7:40 PM Dr. Marlan O. Scully
“From Quantum and Metaphysics to Philosophy and Theology”
Faraday and Maxwell were staunch Christians, while others like Einstein spoke often of “God” or “The Old One.” This deity was the force responsible for controlling the universe, a force that very few believe could operate so perfectly by chance. This talk focuses on the junction where the scientists’ search for the mechanical definition of life and nature meets the philosophers’ epistemological and theological studies.
Bio: Marlan O. Scully completed his Ph.D. under Willis Lamb at Yale where he continued as a faculty member for two years before moving to MIT. He then joined the faculty at the University of Arizona (with Lamb). He has also served on the faculty at other universities and laboratories such as the Max Planck Institut für Quantenoptik.

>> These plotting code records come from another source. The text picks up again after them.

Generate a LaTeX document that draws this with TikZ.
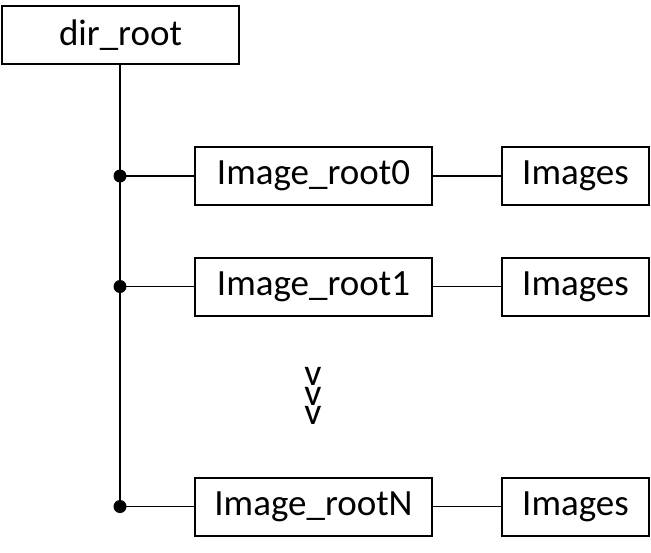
\documentclass[tikz,border=0pt]{standalone}
\usepackage{fontspec}
\setmainfont{Carlito}
\usetikzlibrary{positioning}

\begin{document}
\begin{tikzpicture}[x=1pt,y=-1pt,font=\fontsize{37}{44}\selectfont,
  box/.style={draw,line width=2pt,inner sep=0pt,minimum height=58pt,minimum width=#1},
  conn/.style={line width=1.2pt},
  jdot/.style={circle,fill,inner sep=0pt,minimum size=13pt}]
\useasboundingbox (0,0) rectangle (651,552);
\node[box=237pt] (root) at (120.5,35) {dir\_root};
% one row per image folder
\foreach \r/\y/\t in {0/176/0, 1/286.5/1, N/506.5/N} {
  \node[box=237pt] (img\r) at (313.5,\y) {Image\_root\t};
  \node[box=147pt] (set\r) at (575.5,\y) {Images};
  \coordinate (j\r) at (120,\y);
}
\draw[conn] (root.south -| jN) -- (jN);
\foreach \r in {0,1,N} {
  \draw[conn] (j\r) -- (img\r.west);
  \draw[conn] (img\r.east) -- (set\r.west);
  \node[jdot] at (j\r) {};
}
% skipped rows
\node[font=\fontsize{38}{18}\selectfont,align=center,inner sep=0pt] (gap) at (313,396) {v\\v\\v};
\end{tikzpicture}
\end{document}
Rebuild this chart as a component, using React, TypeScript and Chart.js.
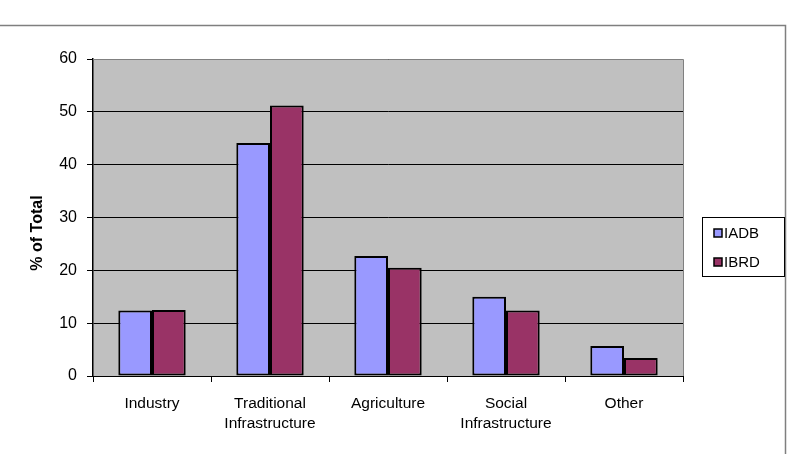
import React, { useEffect, useRef } from "react";
import { Chart, registerables } from "chart.js";

Chart.register(...registerables);

const categories: (string | string[])[] = [
  "Industry",
  ["Traditional", "Infrastructure"],
  "Agriculture",
  ["Social", "Infrastructure"],
  "Other",
];
const iadbValues = [12.4, 44.1, 22.7, 15.0, 5.7];
const ibrdValues = [12.5, 51.2, 20.5, 12.4, 3.4];
const seriesNames = ["IADB", "IBRD"];
const yTicks = [0, 10, 20, 30, 40, 50, 60];
const yTitle = "% of Total";

const FONT = "'Liberation Sans', Arial, sans-serif";

const framePlugin = {
  id: "frame",
  beforeDraw(chart: any) {
    const { ctx, chartArea } = chart;
    ctx.save();
    ctx.fillStyle = "#ffffff";
    ctx.fillRect(0, 0, chart.width, chart.height);
    // outer frame
    ctx.strokeStyle = "#7f7f7f";
    ctx.lineWidth = 1.5;
    ctx.strokeRect(-2, 25.5, 787.5, 460);
    // plot area
    ctx.fillStyle = "#c0c0c0";
    ctx.fillRect(chartArea.left, chartArea.top, chartArea.right - chartArea.left, chartArea.bottom - chartArea.top);
    ctx.restore();
  },
  afterDraw(chart: any) {
    const { ctx, chartArea } = chart;
    ctx.save();
    // plot top and right border
    ctx.strokeStyle = "#808080";
    ctx.lineWidth = 1;
    ctx.beginPath();
    ctx.moveTo(chartArea.left, chartArea.top + 0.5);
    ctx.lineTo(chartArea.right + 0.5, chartArea.top + 0.5);
    ctx.lineTo(chartArea.right + 0.5, chartArea.bottom);
    ctx.stroke();
    // y title
    ctx.fillStyle = "#000";
    ctx.font = `bold 16px ${FONT}`;
    ctx.textAlign = "center";
    ctx.textBaseline = "middle";
    ctx.translate(38, 233);
    ctx.rotate(-Math.PI / 2);
    ctx.fillText(yTitle, 0, 0);
    ctx.restore();

    // legend
    ctx.save();
    const lx = 702, ly = 217, lw = 82, lh = 59;
    ctx.fillStyle = "#fff";
    ctx.fillRect(lx, ly, lw, lh);
    ctx.strokeStyle = "#000";
    ctx.lineWidth = 1;
    ctx.strokeRect(lx + 0.5, ly + 0.5, lw, lh);
    ctx.font = `15px ${FONT}`;
    ctx.textBaseline = "middle";
    ctx.textAlign = "left";
    chart.data.datasets.forEach((ds: any, i: number) => {
      const cy = 233 + i * 29;
      ctx.fillStyle = ds.backgroundColor;
      ctx.fillRect(714, cy - 4, 8, 8);
      ctx.strokeStyle = "#000";
      ctx.lineWidth = 1.5;
      ctx.strokeRect(714, cy - 4, 8, 8);
      ctx.fillStyle = "#000";
      ctx.fillText(ds.label, 724, cy + 1);
    });
    ctx.restore();
  },
};

export default function App() {
  const ref = useRef<HTMLCanvasElement>(null);
  useEffect(() => {
    if (!ref.current) return;
    const chart = new Chart(ref.current, {
      type: "bar",
      data: {
        labels: categories,
        datasets: [
          {
            label: seriesNames[0],
            data: iadbValues,
            backgroundColor: "#9999ff",
            borderColor: "#000000",
            borderWidth: 2,
            borderSkipped: false,
            categoryPercentage: 0.571,
            barPercentage: 1,
          },
          {
            label: seriesNames[1],
            data: ibrdValues,
            backgroundColor: "#993366",
            borderColor: "#000000",
            borderWidth: 2,
            borderSkipped: false,
            categoryPercentage: 0.571,
            barPercentage: 1,
          },
        ],
      },
      options: {
        responsive: false,
        animation: false,
        layout: { padding: { left: 0, top: 59, right: 105, bottom: 0 } },
        plugins: {
          legend: { display: false },
          tooltip: { enabled: false },
          title: { display: false },
        },
        scales: {
          x: {
            offset: true,
            grid: {
              offset: true,
              drawOnChartArea: false,
              drawTicks: true,
              tickLength: 6,
              color: "#000",
            },
            border: { color: "#000", width: 1 },
            ticks: {
              color: "#000",
              font: { family: FONT, size: 15.5, lineHeight: 1.27 },
              padding: 12,
              maxRotation: 0,
            },
            afterFit: (s: any) => {
              s.height = 78;
            },
          },
          y: {
            min: 0,
            max: 60,
            afterBuildTicks: (s: any) => {
              s.ticks = yTicks.map((v) => ({ value: v }));
            },
            grid: {
              color: "#000",
              lineWidth: 1,
              drawTicks: true,
              tickLength: 6,
            },
            border: { color: "#000", width: 1.5 },
            ticks: {
              color: "#000",
              font: { family: FONT, size: 16 },
              padding: 10,
            },
            afterFit: (s: any) => {
              s.width = 93;
            },
          },
        },
      },
      plugins: [framePlugin],
    });
    return () => chart.destroy();
  }, []);
  return (
    <div style={{ position: "absolute", left: 0, top: 0, width: 788, height: 454 }}>
      <canvas ref={ref} width={788} height={454} style={{ display: "block" }} />
    </div>
  );
}
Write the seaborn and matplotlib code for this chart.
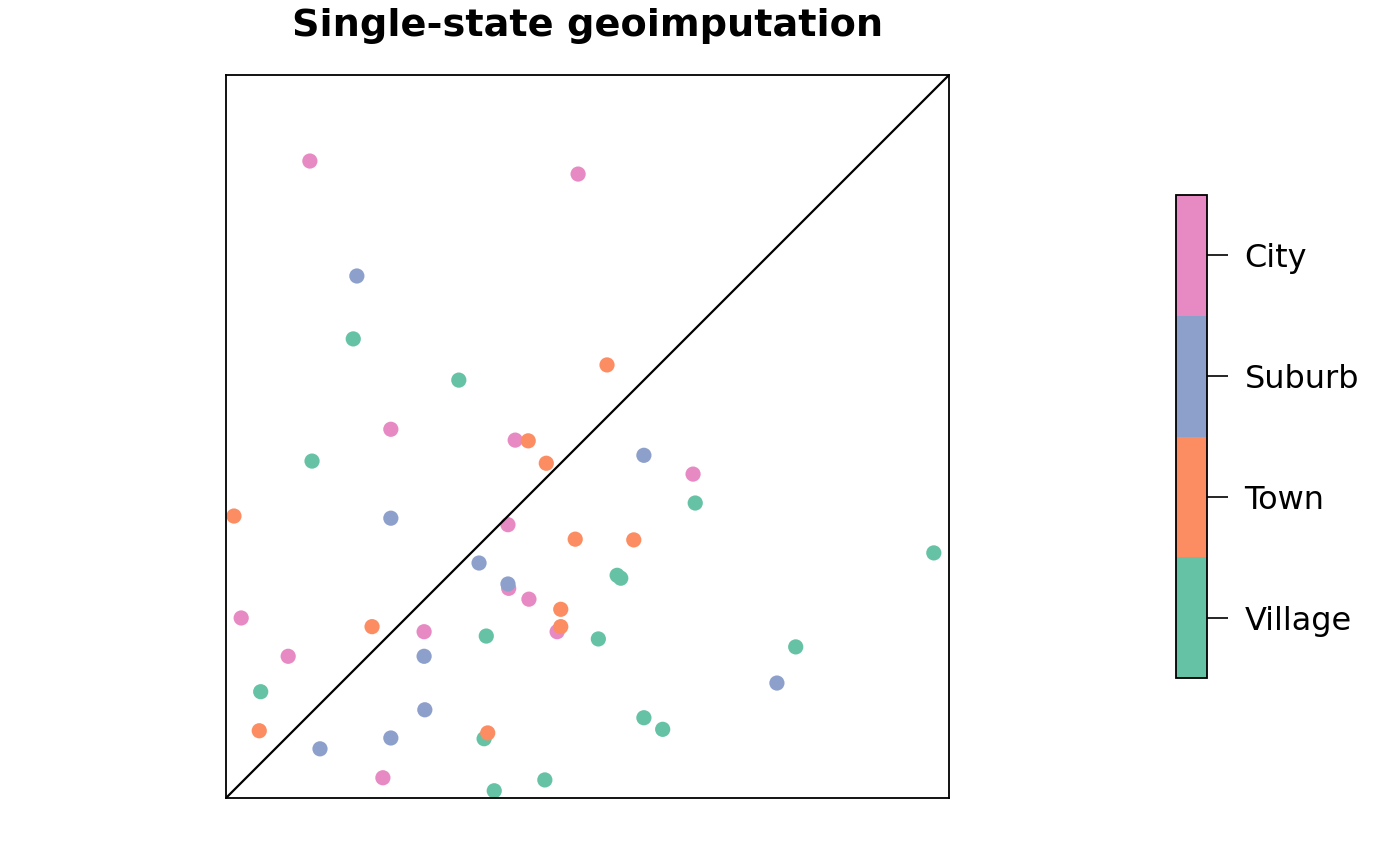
import pandas as pd
import matplotlib
matplotlib.use("Agg")
import matplotlib.pyplot as plt
import seaborn as sns
from matplotlib.colors import ListedColormap, BoundaryNorm
from matplotlib.cm import ScalarMappable

CATEGORIAS = ['Village', 'Town', 'Suburb', 'City']

city_x = [0.116, 0.487, 0.228, 0.400, 0.646, 0.390, 0.021, 0.086, 0.274, 0.391, 0.419, 0.458, 0.217]
city_y = [0.881, 0.863, 0.510, 0.495, 0.448, 0.378, 0.249, 0.196, 0.230, 0.290, 0.275, 0.230, 0.028]

village_x = [0.176, 0.322, 0.119, 0.649, 0.979, 0.541, 0.546, 0.360, 0.515, 0.788, 0.048, 0.578, 0.604, 0.357, 0.441, 0.371]
village_y = [0.635, 0.578, 0.466, 0.408, 0.339, 0.308, 0.304, 0.224, 0.220, 0.209, 0.147, 0.111, 0.095, 0.082, 0.025, 0.010]

suburb_x = [0.181, 0.578, 0.228, 0.350, 0.390, 0.274, 0.762, 0.275, 0.130, 0.228]
suburb_y = [0.722, 0.474, 0.387, 0.325, 0.296, 0.196, 0.159, 0.122, 0.068, 0.083]

town_x = [0.527, 0.418, 0.443, 0.011, 0.483, 0.564, 0.463, 0.463, 0.202, 0.046, 0.362]
town_y = [0.599, 0.494, 0.463, 0.390, 0.358, 0.357, 0.261, 0.237, 0.237, 0.093, 0.090]

partes = []
for nome, xs, ys in [('City', city_x, city_y), ('Village', village_x, village_y),
                     ('Suburb', suburb_x, suburb_y), ('Town', town_x, town_y)]:
    partes.append(pd.DataFrame({'x': xs, 'y': ys, 'tipo': nome}))
df = pd.concat(partes, ignore_index=True)

cores = sns.color_palette('Set2', 4)
paleta = dict(zip(CATEGORIAS, cores))

sns.set_style('white')
plt.rcParams['font.family'] = ['DejaVu Sans']
plt.rcParams['text.color'] = 'black'
plt.rcParams['ytick.color'] = 'black'

fig = plt.figure(figsize=(14, 8.66), dpi=100)
ax = fig.add_axes([226/1400, 1-798/866, 723/1400, 723/866])

sns.scatterplot(data=df, x='x', y='y', hue='tipo', palette=paleta, s=120,
                linewidth=0, legend=False, ax=ax)
ax.plot([0, 1], [0, 1], color='black', lw=1.6)
ax.set_xlim(0, 1)
ax.set_ylim(0, 1)
ax.set_xticks([])
ax.set_yticks([])
ax.set_xlabel('')
ax.set_ylabel('')
for sp in ax.spines.values():
    sp.set_color('black')
    sp.set_linewidth(1.3)
ax.set_title('Single-state geoimputation', fontsize=27.5, fontweight='bold',
             pad=28, color='black')

# barra de cores discreta
cax = fig.add_axes([1176/1400, 1-678/866, 31/1400, 483/866])
cmap = ListedColormap(cores)
norm = BoundaryNorm([0, 1, 2, 3, 4], cmap.N)
cb = fig.colorbar(ScalarMappable(norm=norm, cmap=cmap), cax=cax, ticks=[0.5, 1.5, 2.5, 3.5])
cb.set_ticklabels(CATEGORIAS)
cb.minorticks_off()
cax.yaxis.set_minor_locator(matplotlib.ticker.NullLocator())
cb.outline.set_edgecolor('black')
cb.outline.set_linewidth(1.3)
cax.tick_params(length=15, width=1.2, labelsize=23, pad=12, color='black', labelcolor='black')

fig.savefig('out.png', dpi=100)
plt.close()
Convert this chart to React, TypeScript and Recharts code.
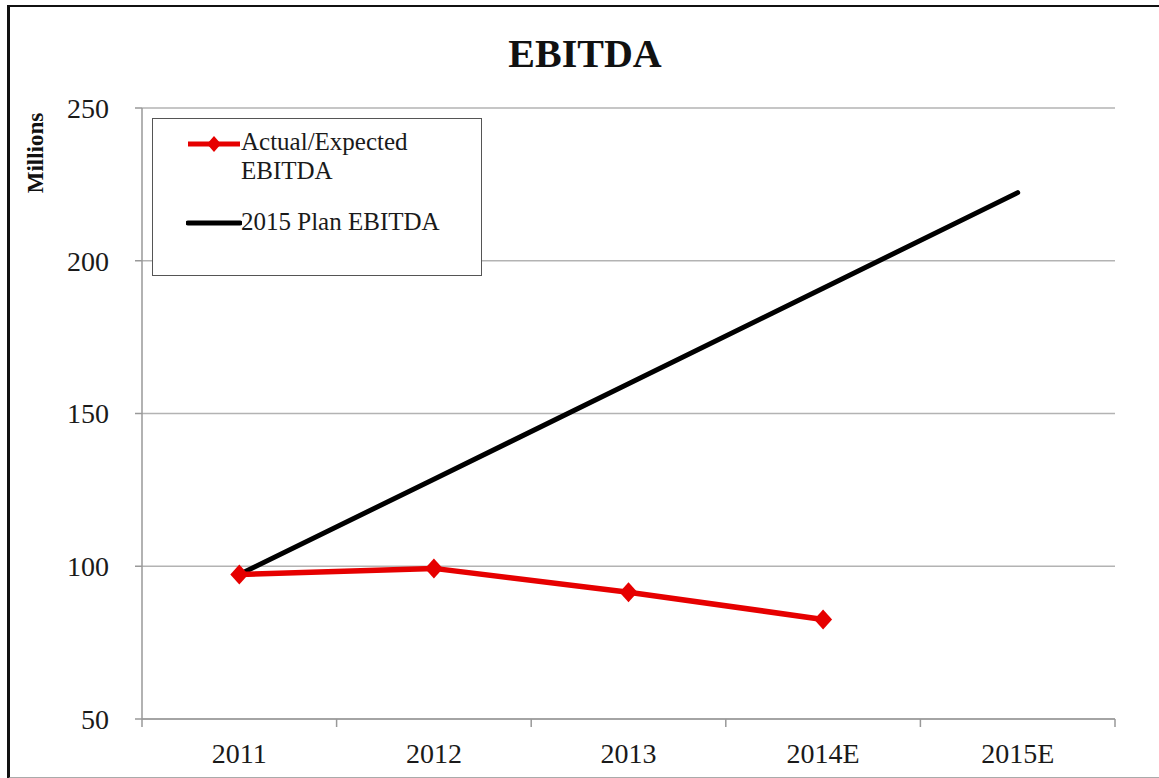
import { LineChart, Line, XAxis, YAxis, CartesianGrid, Legend } from 'recharts'

// categories and series
const years = ['2011', '2012', '2013', '2014E', '2015E']
const actualEbitda: (number | null)[] = [97.3, 99.3, 91.5, 82.6, null]
const planEbitda = [97.3, 128.5, 159.7, 191.0, 222.3]
const yTicks = [50, 100, 150, 200, 250]

const seriesNames = ['Actual/Expected EBITDA', '2015 Plan EBITDA']
const RED = '#e60000'
const FONT = "'Liberation Serif', 'DejaVu Serif', serif"

const data = years.map((year, i) => ({
  year,
  actual: actualEbitda[i],
  plan: planEbitda[i],
}))

function Diamond({ cx, cy, fill }: { cx?: number; cy?: number; fill: string }) {
  if (cx == null || cy == null) return null
  return <path d={`M${cx} ${cy - 10} L${cx + 9} ${cy} L${cx} ${cy + 10} L${cx - 9} ${cy} Z`} fill={fill} />
}

// x tick: label at band centre, tick marks at band boundaries
function XTick(props: any) {
  const { x, y, payload, index, visibleTicksCount } = props
  const half = payload?.offset || 97
  const isLast = index === visibleTicksCount - 1
  return (
    <g>
      <line x1={x - half} y1={y - 8} x2={x - half} y2={y} stroke="#999" strokeWidth={1.5} />
      {isLast && <line x1={x + half} y1={y - 8} x2={x + half} y2={y} stroke="#999" strokeWidth={1.5} />}
      <text x={x} y={y + 36} textAnchor="middle" style={{ fontFamily: FONT }} fontSize={28} fill="#1a1a1a">
        {payload.value}
      </text>
    </g>
  )
}

function LegendBox() {
  return (
    <div
      style={{
        width: 330,
        height: 158,
        boxSizing: 'border-box',
        border: '1.5px solid #555',
        background: '#fff',
        fontFamily: FONT,
        fontSize: 25,
        color: '#1a1a1a',
        position: 'relative',
      }}
    >
      <svg width={56} height={20} style={{ position: 'absolute', left: 33, top: 15 }}>
        <line x1={2} y1={10} x2={54} y2={10} stroke={RED} strokeWidth={5} />
        <path d="M28 2 L35 10 L28 18 L21 10 Z" fill={RED} />
      </svg>
      <div style={{ position: 'absolute', left: 88, top: 8, lineHeight: '29px' }}>
        {'Actual/Expected'}
        <br />
        {'EBITDA'}
      </div>
      <svg width={56} height={20} style={{ position: 'absolute', left: 33, top: 94 }}>
        <line x1={2} y1={10} x2={54} y2={10} stroke="#000" strokeWidth={5} strokeLinecap="round" />
      </svg>
      <div style={{ position: 'absolute', left: 88, top: 88, lineHeight: '29px' }}>{seriesNames[1]}</div>
    </div>
  )
}

export default function App() {
  return (
    <div style={{ position: 'absolute', left: 0, top: 0, width: 1159, height: 778, background: '#fff', overflow: 'hidden' }}>
      <div
        style={{
          position: 'absolute',
          left: 7,
          top: 5,
          width: 1200,
          height: 770,
          borderTop: '2.5px solid #111',
          borderLeft: '3px solid #111',
          borderBottom: '2px solid #aaa',
        }}
      />
      <div
        style={{
          position: 'absolute',
          left: 0,
          top: 30,
          width: 1170,
          textAlign: 'center',
          fontFamily: FONT,
          fontWeight: 'bold',
          fontSize: 40,
          color: '#111',
        }}
      >
        EBITDA
      </div>
      <div style={{ position: 'absolute', left: 0, top: 0 }}>
        <LineChart width={1159} height={778} data={data} margin={{ top: 108, right: 44, left: 0, bottom: 9 }}>
          <CartesianGrid vertical={false} stroke="#b3b3b3" strokeWidth={1.5} />
          <XAxis
            dataKey="year"
            scale="band"
            height={50}
            axisLine={{ stroke: '#999', strokeWidth: 1.5 }}
            tickLine={false}
            tick={<XTick />}
            interval={0}
          />
          <YAxis
            domain={[50, 250]}
            ticks={yTicks}
            width={142}
            axisLine={{ stroke: '#999', strokeWidth: 1.5 }}
            tickLine={{ stroke: '#999', strokeWidth: 1.5 }}
            tickSize={7}
            tickMargin={26}
            tick={{ style: { fontFamily: FONT }, fontSize: 28, fill: '#1a1a1a' }}
            label={{
              content: ({ viewBox }: any) => (
                <text
                  x={(viewBox?.x ?? 0) + 43}
                  y={(viewBox?.y ?? 108) + 45}
                  transform={`rotate(-90 ${(viewBox?.x ?? 0) + 43} ${(viewBox?.y ?? 108) + 45})`}
                  textAnchor="middle"
                  style={{ fontFamily: FONT }}
                  fontWeight="bold"
                  fontSize={23}
                  fill="#111"
                >
                  Millions
                </text>
              ),
            }}
          />
          <Legend
            layout="vertical"
            align="center"
            verticalAlign="middle"
            wrapperStyle={{ left: 152, top: 118, width: 330, height: 158 }}
            content={() => <LegendBox />}
          />
          <Line
            dataKey="plan"
            name={seriesNames[1]}
            stroke="#000"
            strokeWidth={5}
            strokeLinecap="round"
            dot={false}
            activeDot={false}
            isAnimationActive={false}
          />
          <Line
            dataKey="actual"
            name={seriesNames[0]}
            stroke={RED}
            strokeWidth={5.5}
            dot={(p: any) => <Diamond key={p.index} cx={p.cx} cy={p.cy} fill={RED} />}
            activeDot={false}
            connectNulls={false}
            isAnimationActive={false}
          />
        </LineChart>
      </div>
    </div>
  )
}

He is a member of the National Academy of Sciences, the American Academy of Arts and Sciences, and the Russian Academy of Sciences. He is best known for his work in theoretical quantum optics. He is a professor at Texas A&M University and Princeton University. He has authored and coauthored over 700 scientific articles, as well as the textbooks Laser Physics and Quantum Optics.
8:30 PM Open Q&A
No registration is required– the event is free and open to the public.
Place: the Twentieth Century Club, 4201 Bigelow Blvd, Pittsburgh, Pennsylvania (on the University of Pittsburgh campus).